Fresh off leading Alberta's United Conservative Party to a majority victory on Monday night, Premier Danielle Smith says she wants to "reset" her relationship with the federal government, while readying to invoke the province's sovereignty act over emissions targets, if needed.
"I think that we can work collaboratively, and that's what I've asked the prime minister. I said I'd love to reset our relationship," Smith said in an interview on CTV News Channel's Power Play with Vassy Kapelos in Calgary. "I'd love to be able to work together on things that we can agree on, because I don't think the country benefits by seeing Alberta shut its economy down. And I think that the country benefits when we do well."
In her election-night speech, Smith took aim at Prime Minister Justin Trudeau's energy policies as "harmful" and called on the federal government to "show it is willing to partner in good faith" to find ways to reduce emissions.

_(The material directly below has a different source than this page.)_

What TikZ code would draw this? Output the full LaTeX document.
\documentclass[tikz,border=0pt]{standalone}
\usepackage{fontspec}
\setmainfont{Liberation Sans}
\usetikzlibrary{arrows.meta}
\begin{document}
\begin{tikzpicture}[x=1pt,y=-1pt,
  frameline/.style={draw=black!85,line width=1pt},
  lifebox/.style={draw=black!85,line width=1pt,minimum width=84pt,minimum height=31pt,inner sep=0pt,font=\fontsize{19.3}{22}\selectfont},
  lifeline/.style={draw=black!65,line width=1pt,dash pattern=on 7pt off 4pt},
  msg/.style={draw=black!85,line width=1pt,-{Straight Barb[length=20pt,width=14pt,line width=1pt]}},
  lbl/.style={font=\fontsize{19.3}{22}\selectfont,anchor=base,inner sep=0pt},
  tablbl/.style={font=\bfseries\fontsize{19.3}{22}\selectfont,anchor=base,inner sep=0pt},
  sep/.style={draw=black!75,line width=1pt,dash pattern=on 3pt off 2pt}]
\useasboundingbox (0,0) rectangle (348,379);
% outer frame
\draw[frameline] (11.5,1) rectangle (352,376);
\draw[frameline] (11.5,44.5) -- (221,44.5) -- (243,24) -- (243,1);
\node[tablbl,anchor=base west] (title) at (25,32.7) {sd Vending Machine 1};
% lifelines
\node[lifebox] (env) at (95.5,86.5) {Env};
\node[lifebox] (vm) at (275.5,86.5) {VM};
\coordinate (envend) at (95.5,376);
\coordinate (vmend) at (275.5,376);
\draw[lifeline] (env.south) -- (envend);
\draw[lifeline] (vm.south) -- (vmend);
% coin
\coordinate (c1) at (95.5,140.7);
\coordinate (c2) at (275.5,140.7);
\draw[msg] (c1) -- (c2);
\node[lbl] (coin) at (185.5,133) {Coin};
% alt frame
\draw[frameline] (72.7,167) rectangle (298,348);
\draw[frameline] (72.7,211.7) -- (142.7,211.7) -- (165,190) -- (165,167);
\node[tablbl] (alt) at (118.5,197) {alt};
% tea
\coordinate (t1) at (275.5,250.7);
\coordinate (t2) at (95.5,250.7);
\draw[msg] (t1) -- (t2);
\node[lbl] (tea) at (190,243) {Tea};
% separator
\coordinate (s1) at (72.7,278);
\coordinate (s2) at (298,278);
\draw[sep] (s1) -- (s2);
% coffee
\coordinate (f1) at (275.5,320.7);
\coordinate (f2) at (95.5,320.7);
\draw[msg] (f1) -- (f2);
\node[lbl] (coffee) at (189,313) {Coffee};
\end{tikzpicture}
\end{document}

Congratulating Smith, Trudeau said he plans to "continue to work on growing the economy, on fighting climate change and on supporting Albertans into the future."

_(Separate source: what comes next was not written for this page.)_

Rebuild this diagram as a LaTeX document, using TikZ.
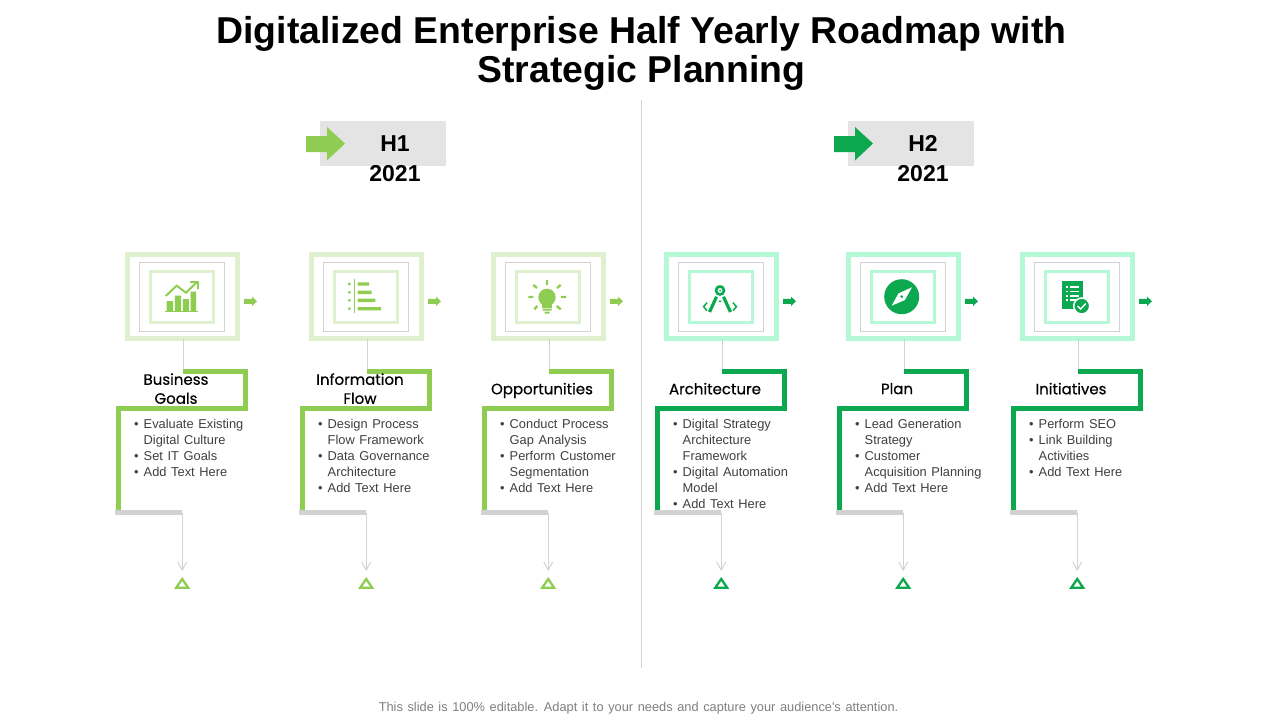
\documentclass[tikz,border=0pt]{standalone}
\usepackage{fontspec}
\setmainfont{Liberation Sans}
\newfontfamily\bodyf[WordSpace=1.3]{Liberation Sans}
\newfontfamily\headf[FakeBold=0.55]{Poppins}
\usetikzlibrary{arrows.meta}
\definecolor{gA}{HTML}{8FCD52}
\definecolor{gAl}{HTML}{DFF0CE}
\definecolor{gB}{HTML}{0BA84F}
\definecolor{gBl}{HTML}{B4F8D6}
\definecolor{rule}{HTML}{D2D2D2}
\definecolor{bodyc}{HTML}{3F3F3F}
\definecolor{foot}{HTML}{7F7F7F}
\definecolor{bandc}{HTML}{E4E4E4}
\tikzset{
 x=1pt,y=-1pt,
 titlet/.style={font=\fontsize{37.4}{39}\selectfont\bfseries,align=center,text=black,inner sep=0pt},
 period/.style={font=\fontsize{23}{30}\selectfont\bfseries,align=center,text=black,inner sep=0pt,anchor=north},
 band/.style={fill=bandc,draw=none,minimum width=126pt,minimum height=45pt,inner sep=0pt},
 outerf/.style={draw=#1,line width=4.6pt,minimum width=110.4pt,minimum height=84.4pt,inner sep=0pt,outer sep=0pt},
 midf/.style={draw=rule,line width=.8pt,minimum width=84.5pt,minimum height=69.5pt,inner sep=0pt},
 innerf/.style={draw=#1,line width=3pt,minimum width=62.7pt,minimum height=50.5pt,inner sep=0pt},
 headt/.style={font=\headf\fontsize{15}{19}\selectfont,align=center,text=black,inner sep=0pt},
 bodyt/.style={font=\bodyf\fontsize{12.85}{16}\selectfont,align=left,text=bodyc,inner sep=0pt,anchor=north west},
 thin rule/.style={draw=rule,line width=1pt},
 bracket/.style={line width=4.6pt,miter limit=10},
 tri/.style={line width=2.3pt,line join=miter},
}
\newcommand{\bl}{\llap{\textbullet\hspace{5pt}}}
% #1 left edge, #2 id, #3 strong, #4 light, #5 heading, #6 body
\newcommand{\roadcol}[6]{%
 \node[outerf=#4] (f#2) at (#1+57.5,296.5) {};
 \node[midf] (m#2) at (#1+56.8,296.8) {};
 \node[innerf=#4] (i#2) at (#1+57.2,296.8) {};
 \coordinate (top#2) at (#1+58,371.3);
 \coordinate (rc#2) at (#1+120.2,408.5);
 \coordinate (lc#2) at (#1-6.3,511);
 \draw[thin rule] (top#2 |- f#2.south) -- (top#2);
 \draw[bracket,draw=#3] (top#2) -- (rc#2 |- top#2) -- (rc#2) -- (lc#2 |- rc#2) -- (lc#2);
 \coordinate (bar#2) at (#1+57.2,512.5);
 \draw[draw=rule,line width=4.5pt] (#1-10,512.5) -- (bar#2);
 \coordinate (tipp#2) at (#1+57.2,571);
 \draw[thin rule,-{Straight Barb[length=8pt,width=9pt]}] (bar#2) -- (tipp#2);
 \draw[tri,draw=#3,fill=white] (#1+51.2,587.8) -- (#1+57.2,579) -- (#1+63.2,587.8) -- cycle;
 \fill[#3] (#1+119,298.8) -- (#1+127,298.8) -- (#1+127,296.6) -- (#1+132,301.3) -- (#1+127,306) -- (#1+127,303.8) -- (#1+119,303.8) -- cycle;
 \node[headt] (h#2) at (#1+51,390.5) {\vphantom{A}#5\vphantom{p}};
 \node[bodyt] (b#2) at (#1+18.5,418.7) {#6};
}
\begin{document}
\begin{tikzpicture}
\useasboundingbox (0,0) rectangle (1280,720);
\node[titlet] (title) at (641.5,53) {Digitalized Enterprise Half Yearly Roadmap with\\Strategic Planning};
\draw[draw=rule,line width=.8pt] (641.5,100) -- (641.5,668);

% period headers
\node[band] (b1) at (383,143.5) {};
\node[band] (b2) at (911,143.5) {};
\fill[gA] (306,136) -- (327,136) -- (327,127) -- (345,143.5) -- (327,160.5) -- (327,152) -- (306,152) -- cycle;
\fill[gB] (834,136) -- (855,136) -- (855,127) -- (873,143.5) -- (855,160.5) -- (855,152) -- (834,152) -- cycle;
\node[period] (p1) at (395,135) {H1\\2021};
\node[period] (p2) at (923,135) {H2\\2021};

\roadcol{125}{1}{gA}{gAl}{Business\\Goals}{\bl Evaluate Existing\\Digital Culture\\\bl Set IT Goals\\\bl Add Text Here}
\roadcol{309}{2}{gA}{gAl}{Information\\Flow}{\bl Design Process\\Flow Framework\\\bl Data Governance\\Architecture\\\bl Add Text Here}
\roadcol{491}{3}{gA}{gAl}{Opportunities}{\bl Conduct Process\\Gap Analysis\\\bl Perform Customer\\Segmentation\\\bl Add Text Here}
\roadcol{664}{4}{gB}{gBl}{Architecture}{\bl Digital Strategy\\Architecture\\Framework\\\bl Digital Automation\\Model\\\bl Add Text Here}
\roadcol{846}{5}{gB}{gBl}{Plan}{\bl Lead Generation\\Strategy\\\bl Customer\\Acquisition Planning\\\bl Add Text Here}
\roadcol{1020}{6}{gB}{gBl}{Initiatives}{\bl Perform SEO\\\bl Link Building\\Activities\\\bl Add Text Here}

% icon 1: chart
\fill[gA] (166.5,301) rectangle (173.2,311) (174.8,295.7) rectangle (181.2,311) (182.8,299) rectangle (188.8,311) (190.5,291.7) rectangle (196,311);
\draw[gA,line width=1pt] (165,311.5) -- (198,311.5);
\draw[gA,line width=2pt] (165.7,296) -- (176.7,285.7) -- (186,292.7) -- (196.5,282.5);
\draw[gA,line width=2pt] (190,281.7) -- (197.5,281.7) -- (197.5,289);

% icon 2: list
\draw[gA,line width=1pt] (354.3,279.3) -- (354.3,313.3);
\fill[gA] (349.3,284) circle (1.6) (349.3,292.3) circle (1.6) (349.3,300.3) circle (1.6) (349.3,308.7) circle (1.6);
\fill[gA] (357.7,282.3) rectangle (369,285.7) (357.7,290.6) rectangle (371.7,294) (357.7,298.6) rectangle (375.3,302) (357.7,307) rectangle (381,310.4);

% icon 3: bulb
\fill[gA] (547,297.3) circle (8.7);
\fill[gA] (542,303) rectangle (552,307.5);
\fill[gA] (542.5,308.7) rectangle (551.5,310.5) (544.5,311.7) rectangle (549.5,313.7);
\draw[gA,line width=2.4pt] (547,280) -- (547,285) (533.3,285) -- (537,288) (560.7,285) -- (557,288) (528.3,297) -- (533.3,297) (561,297) -- (566,297) (534.3,309.3) -- (537.3,306) (560.7,309.3) -- (556.7,306);

% icon 4: drafting compass
\fill[gB] (717.3,285.5) arc[start angle=180,end angle=360,x radius=2.7,y radius=-3.5] -- cycle;
\draw[gB,line width=2.6pt,fill=white] (720,290.5) circle (4);
\fill[gB] (720,290.5) circle (1);
\draw[gB,line width=3.2pt] (716.5,296.8) -- (709.5,312) (723.5,296.8) -- (730.5,312);
\draw[gB,line width=1.5pt] (707,302.7) -- (703.6,306.7) -- (707,310.7);
\draw[gB,line width=1.5pt] (733,302.7) -- (736.4,306.7) -- (733,310.7);
\fill[gB] (718.5,302) -- (720,300) -- (721.5,302) -- cycle;

% icon 5: compass
\fill[gB] (901.7,296.7) circle (17.5);
\fill[white] (912,287.3) -- (904.9,300) -- (891.7,305.7) -- (898.5,293.4) -- cycle;
\fill[gB] (901.7,296.7) circle (1.5);

% icon 6: document with check
\fill[gB] (1062,281) rectangle (1083.3,309);
\draw[white,line width=1.2pt] (1066,287) -- (1068,287) (1066,291.5) -- (1068,291.5) (1066,296) -- (1068,296) (1066,300) -- (1068,300)
 (1070,287) -- (1079,287) (1070,291.5) -- (1079,291.5) (1070,296) -- (1079,296) (1070,300) -- (1076,300);
\fill[gB,draw=white,line width=1.5pt] (1081.7,306) circle (8);
\draw[white,line width=1.4pt] (1077.7,306) -- (1080.7,309) -- (1085.7,303.5);

\node[font=\bodyf\fontsize{12.8}{14}\selectfont,text=foot,inner sep=0pt] (foot) at (638.5,708.3) {This slide is 100\% editable. Adapt it to your needs and capture your audience's attention.};
\end{tikzpicture}
\end{document}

Asked Tuesday to respond to federal Natural Resources Minister Jonathan Wilkinson suggesting to reporters that a re-elected UCP government wouldn't impede on federal climate change initiatives, Smith said that is true as Alberta is on-side with the "aspiration" of being carbon-neutral by 2050, but it's how the country gets there that she has concerns with.
"If you try to compress that [target] into too short a timeframe, when the technology isn't available, and there's not enough time to do it, it results in production caps. And when they've put forward ideas of a 30 per cent reduction in emissions in fertilizer… when they started talking about 'just transitioning' oil and natural gas workers completely out of out of existence, and when they brought through a proposal for a net-zero power grid by 2035… Those are things that we have to fight back against," Smith said.
While Wilkinson said the two jurisdictions don’t have to agree on everything, and indicated openness to trying to find areas for ways to find consensus, he thinks Albertans, like other Canadians, "believe in climate change and the importance of addressing it."